■ Directions ■
Extract each line holding the word "that" from the entries.

══════

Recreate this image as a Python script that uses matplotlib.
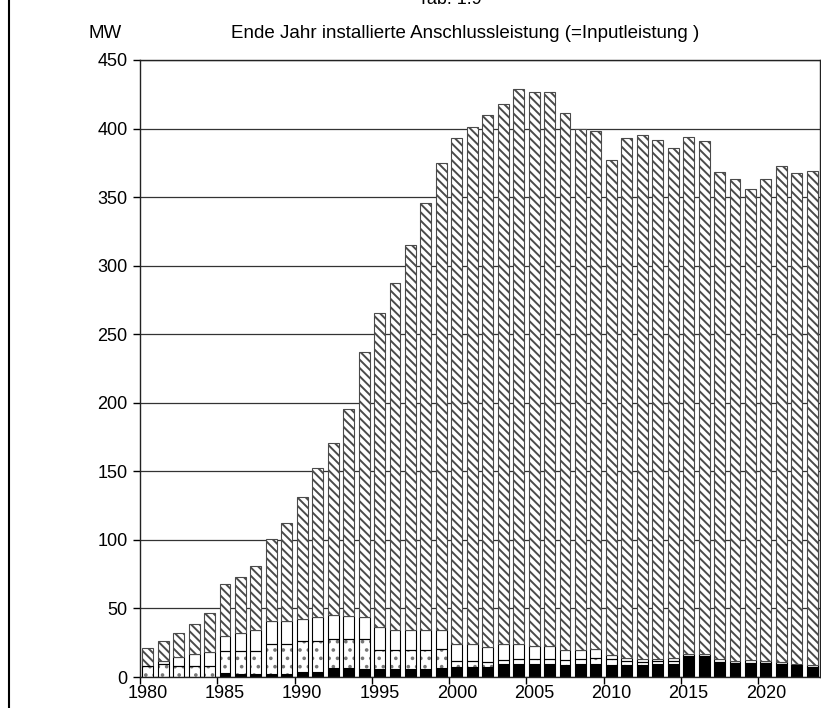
import numpy as np
import matplotlib.pyplot as plt
from matplotlib.lines import Line2D

plt.rcParams['font.family'] = ['Liberation Sans', 'DejaVu Sans']
plt.rcParams['hatch.linewidth'] = 1.4

years = list(range(1980, 2024))

# MW per segment, bottom to top
black = [0, 0, 0, 0, 0, 2.7, 2, 2, 2, 2.5,
         3.9, 4, 6.6, 6.6, 6, 6, 6, 6, 6, 6.8,
         7, 7, 7, 9.5, 9.5, 9.5, 9.5, 8.8, 9.5, 9.5,
         8.5, 8.8, 8.5, 9.5, 9.5, 14.8, 14.8, 10.7, 10, 10,
         9.5, 9.5, 8.5, 7.3]
dotted = [8.2, 9.7, 8.2, 8.2, 8.2, 16.3, 17, 17, 21.8, 21.5,
          22.4, 22, 21.1, 21.1, 21.7, 14, 14, 14, 14, 13.6,
          4.4, 4.4, 4, 2.9, 3.5, 3.5, 3.5, 3.6, 3.5, 4.3,
          4.4, 3.1, 2.7, 2.4, 2.4, 0.4, 0.4, 0.4, 0.4, 0.4,
          0.4, 0.3, 0.3, 0.3]
white = [0, 2, 6.4, 8.6, 10.3, 11, 13, 15, 16.8, 16.6,
         15.7, 17.5, 17.3, 16.6, 15.8, 16.2, 14.3, 14.3, 14.3, 13.6,
         12.4, 12.4, 10.7, 11.4, 10.8, 9.4, 9.4, 7.3, 6.7, 6.4,
         2.9, 2.2, 2.2, 1.1, 2.1, 1.3, 1.5, 1.8, 1.5, 1.8,
         1.8, 0.9, 0.9, 1.2]
total = [21, 26, 32, 38.6, 47, 68, 73, 81, 101, 112.5,
         131, 152.7, 170.7, 195.5, 237, 265.5, 287, 315, 345.7, 375,
         393, 401, 410, 418, 429, 426.5, 427, 411, 400, 398.5,
         377, 393, 395, 391.5, 386, 394, 390.7, 368, 363, 356,
         363, 373, 367.5, 369]

black = np.array(black)
dotted = np.array(dotted)
white = np.array(white)
total = np.array(total)
hatched = total - black - dotted - white

fig = plt.figure(figsize=(8.21, 7.08), dpi=100)
ax = fig.add_axes([140 / 821, 31 / 708, 680 / 821, 617 / 708])

x = np.arange(len(years))
w = 0.71
ax.bar(x, black, w, color='black', edgecolor='black', linewidth=0.8, zorder=2)
dots = ax.bar(x, dotted, w, bottom=black, color='white', edgecolor='#777777',
              hatch='..', linewidth=0, zorder=2)
ax.bar(x, dotted, w, bottom=black, color='none', edgecolor='black',
       linewidth=0.8, zorder=2.1)
ax.bar(x, white, w, bottom=black + dotted, color='white', edgecolor='black',
       linewidth=0.8, zorder=2)
ax.bar(x, hatched, w, bottom=black + dotted + white, color='white',
       edgecolor='#4a4a4a', hatch='\\\\\\\\', linewidth=0.8, zorder=2)

ax.set_xlim(-0.5, len(years) - 0.5)
ax.set_ylim(0, 450)
ax.set_yticks(range(0, 451, 50))
ax.yaxis.grid(True, color='#333333', linewidth=0.9)
ax.set_axisbelow(True)

# ticks at category boundaries, labels at category centres
ax.set_xticks(np.arange(-0.5, len(years), 5))
ax.set_xticklabels([])
ax.set_xticks(np.arange(0, len(years), 5), minor=True)
ax.set_xticklabels([str(years[i]) for i in range(0, len(years), 5)], minor=True)
ax.tick_params(axis='x', which='minor', length=0, pad=6, labelsize=13)
ax.tick_params(axis='x', which='major', length=5, direction='out', width=1)
ax.tick_params(axis='y', length=5, direction='out', width=1, labelsize=13, pad=4)

for s in ax.spines.values():
    s.set_color('#222222')
    s.set_linewidth(1.0)

fig.text(105 / 821, 1 - 33 / 708, 'MW', ha='center', va='center', fontsize=13.5)
fig.text(465 / 821, 1 - 33 / 708,
         'Ende Jahr installierte Anschlussleistung (=Inputleistung )',
         ha='center', va='center', fontsize=13.5)
fig.text(450 / 821, 1 - 4 / 708, 'Tab. 1.9', ha='center', va='baseline', fontsize=13)

fig.add_artist(Line2D([8.5 / 821, 8.5 / 821], [0, 1], color='black', linewidth=1.5,
                      transform=fig.transFigure))

plt.savefig('out.png', dpi=100)
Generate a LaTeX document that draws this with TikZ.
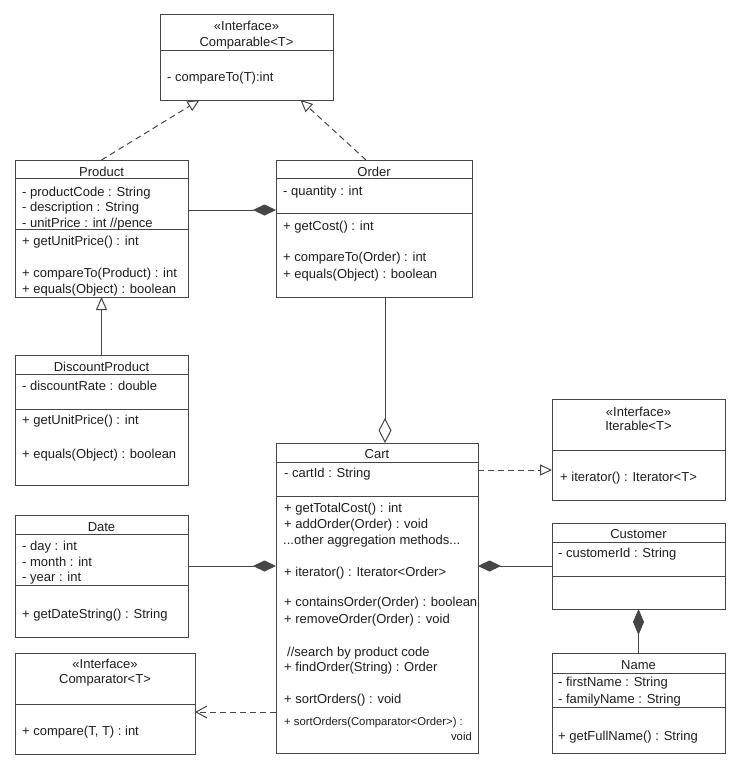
\documentclass[tikz,border=0pt]{standalone}
\usepackage{fontspec}
\setmainfont{Liberation Sans}
\usetikzlibrary{arrows.meta}
\definecolor{lc}{RGB}{70,70,70}
\definecolor{tc}{RGB}{30,30,30}
\begin{document}
\begin{tikzpicture}[x=1pt,y=-1pt,
  cls/.style={draw=lc, line width=1pt, inner sep=0pt, outer sep=0pt, anchor=north west, fill=white},
  txt/.style={anchor=base west, inner sep=0pt, text=tc, font=\fontsize{13}{16}\selectfont},
  stxt/.style={txt, font=\fontsize{11.3}{14}\selectfont},
  ttl/.style={anchor=base, inner sep=0pt, text=tc, font=\fontsize{13}{16}\selectfont},
  ln/.style={draw=lc, line width=1pt},
  dsh/.style={ln, dash pattern=on 6pt off 4pt},
  realiz/.style={dsh, -{Triangle[open, length=12pt, width=11pt]}},
  inherit/.style={ln, -{Triangle[open, length=13pt, width=11pt]}},
  compo/.style={ln, -{Diamond[length=23pt, width=11pt]}},
  aggr/.style={ln, -{Diamond[open, length=25pt, width=13pt]}},
  depend/.style={dsh, -{Straight Barb[length=11pt, width=12pt]}},
]
\useasboundingbox[fill=white] (0,0) rectangle (740,769);

% ---------- class boxes ----------
\node[cls, minimum width=173pt, minimum height=86pt]  (comparable) at (160,14) {};
\node[cls, minimum width=173pt, minimum height=137pt] (product)    at (15,160) {};
\node[cls, minimum width=196pt, minimum height=137pt] (order)      at (276,160) {};
\node[cls, minimum width=173pt, minimum height=130pt] (discount)   at (15,355) {};
\node[cls, minimum width=202pt, minimum height=310pt] (cart)       at (276,443) {};
\node[cls, minimum width=173pt, minimum height=101pt] (iterable)   at (552,399) {};
\node[cls, minimum width=173pt, minimum height=86pt]  (customer)   at (552,523) {};
\node[cls, minimum width=173pt, minimum height=100pt] (name)       at (552,653) {};
\node[cls, minimum width=173pt, minimum height=122pt] (date)       at (15,515) {};
\node[cls, minimum width=180pt, minimum height=101pt] (comparator) at (15,653) {};

% ---------- compartment dividers ----------
\draw[ln] (160,50) -- (333,50);
\draw[ln] (15,178) -- (188,178);  \draw[ln] (15,229) -- (188,229);
\draw[ln] (276,178) -- (472,178); \draw[ln] (276,213) -- (472,213);
\draw[ln] (15,374) -- (188,374);  \draw[ln] (15,409) -- (188,409);
\draw[ln] (276,462) -- (478,462); \draw[ln] (276,496) -- (478,496);
\draw[ln] (552,450) -- (725,450);
\draw[ln] (552,542) -- (725,542); \draw[ln] (552,576) -- (725,576);
\draw[ln] (552,673) -- (725,673); \draw[ln] (552,707) -- (725,707);
\draw[ln] (15,534) -- (188,534);  \draw[ln] (15,585) -- (188,585);
\draw[ln] (15,704) -- (195,704);

% ---------- Comparable ----------
\node[ttl] (cmpS) at (246.5,30) {«Interface»};
\node[ttl] (cmpT) at (246.5,46.7) {Comparable<T>};
\node[txt] (cmp1) at (167,81.7) {- compareTo(T):int};

% ---------- Product ----------
\node[ttl] (prT) at (101.5,176) {Product};
\node[txt] (pr1) at (22,196) {- productCode : String};
\node[txt] (pr2) at (22,211.5) {- description : String};
\node[txt] (pr3) at (22,227) {- unitPrice : int //pence};
\node[txt] (pr4) at (22,245) {+ getUnitPrice() : int};
\node[txt] (pr5) at (22,277.5) {+ compareTo(Product) : int};
\node[txt] (pr6) at (22,293) {+ equals(Object) : boolean};

% ---------- Order ----------
\node[ttl] (orT) at (374,176) {Order};
\node[txt] (or1) at (283,195.7) {- quantity : int};
\node[txt] (or2) at (283,230) {+ getCost() : int};
\node[txt] (or3) at (283,261.7) {+ compareTo(Order) : int};
\node[txt] (or4) at (283,278) {+ equals(Object) : boolean};

% ---------- DiscountProduct ----------
\node[ttl] (dpT) at (101.5,371.7) {DiscountProduct};
\node[txt] (dp1) at (22,390) {- discountRate : double};
\node[txt] (dp2) at (22,424.3) {+ getUnitPrice() : int};
\node[txt] (dp3) at (22,458.3) {+ equals(Object) : boolean};

% ---------- Cart ----------
\node[ttl] (caT) at (377,458.3) {Cart};
\node[txt] (ca1) at (284,477.7) {- cartId : String};
\node[txt] (ca2) at (284,512.7) {+ getTotalCost() : int};
\node[txt] (ca3) at (284,528.3) {+ addOrder(Order) : void};
\node[txt] (ca4) at (283,544.3) {...other aggregation methods...};
\node[txt] (ca5) at (284,576.7) {+ iterator() : Iterator<Order>};
\node[txt] (ca6) at (284,606.7) {+ containsOrder(Order) : boolean};
\node[txt] (ca7) at (284,623.3) {+ removeOrder(Order) : void};
\node[txt] (ca8) at (287,656) {//search by product code};
\node[txt] (ca9) at (284,671.7) {+ findOrder(String) : Order};
\node[txt] (ca10) at (284,703.3) {+ sortOrders() : void};
\node[stxt] (ca11) at (284,725) {+ sortOrders(Comparator<Order>) :};
\node[stxt, anchor=base east] (ca12) at (472,740) {void};

% ---------- Iterable ----------
\node[ttl] (itS) at (638.5,416) {«Interface»};
\node[ttl] (itT) at (638.5,430.7) {Iterable<T>};
\node[txt] (it1) at (560,481.7) {+ iterator() : Iterator<T>};

% ---------- Customer ----------
\node[ttl] (cuT) at (638.5,538.3) {Customer};
\node[txt] (cu1) at (558,557.7) {- customerId : String};

% ---------- Name ----------
\node[ttl] (naT) at (638.5,669.3) {Name};
\node[txt] (na1) at (558,686.7) {- firstName : String};
\node[txt] (na2) at (558,703.3) {- familyName : String};
\node[txt] (na3) at (558,740) {+ getFullName() : String};

% ---------- Date ----------
\node[ttl] (daT) at (101.5,531.7) {Date};
\node[txt] (da1) at (22,550) {- day : int};
\node[txt] (da2) at (22,566) {- month : int};
\node[txt] (da3) at (22,581.7) {- year : int};
\node[txt] (da4) at (22,618.3) {+ getDateString() : String};

% ---------- Comparator ----------
\node[ttl] (coS) at (105,668.3) {«Interface»};
\node[ttl] (coT) at (105,683.3) {Comparator<T>};
\node[txt] (co1) at (22,735) {+ compare(T, T) : int};

% ---------- connectors ----------
\draw[realiz] (product.north) -- ([xshift=-47pt]comparable.south);
\draw[realiz] ([xshift=-8pt]order.north) -- ([xshift=54pt]comparable.south);
\draw[inherit] (discount.north) -- (product.south);
\draw[compo] ([yshift=18.5pt]product.east) -- ([yshift=18.5pt]order.west);
\draw[aggr] ([xshift=11pt]order.south) -- ([xshift=8pt]cart.north);
\draw[realiz] ([yshift=128pt]cart.east) -- ([yshift=-20.5pt]iterable.west);
\draw[compo] ([yshift=10pt]date.east) -- ([yshift=32pt]cart.west);
\draw[compo] (customer.west) -- ([yshift=32pt]cart.east);
\draw[ln, -{Diamond[length=26pt, width=11pt]}] (name.north) -- (customer.south);
\draw[depend] ([yshift=-114pt]cart.west) -- ([yshift=-8.5pt]comparator.east);
\end{tikzpicture}
\end{document}
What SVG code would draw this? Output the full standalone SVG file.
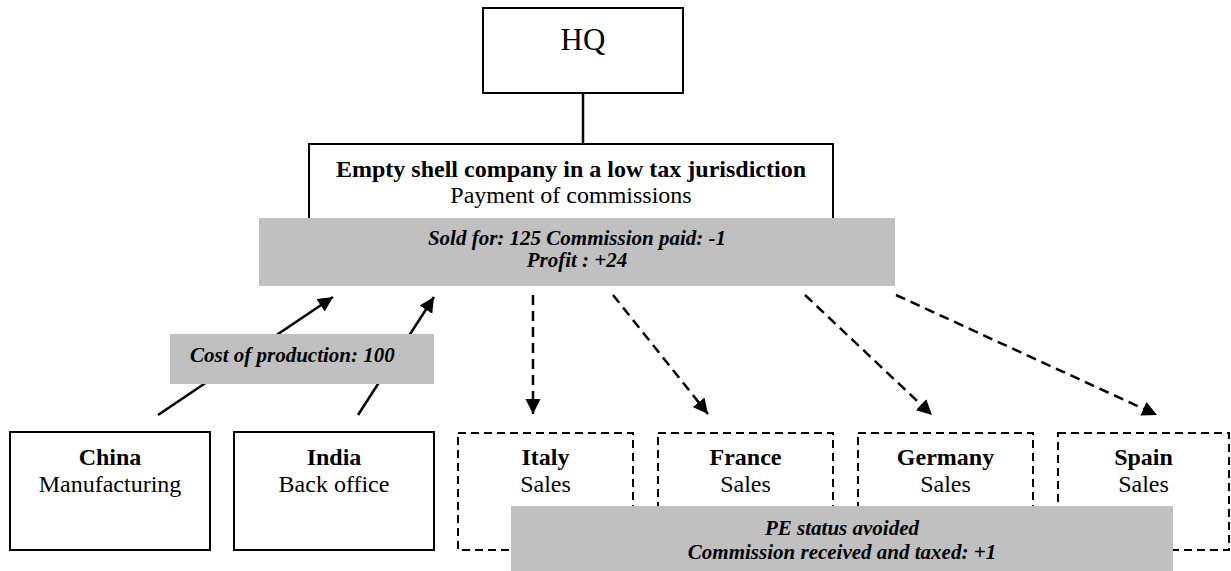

══════

■ Correct response ■
Recreate this image as a Python script that uses matplotlib.
Generate a LaTeX document that draws this with TikZ.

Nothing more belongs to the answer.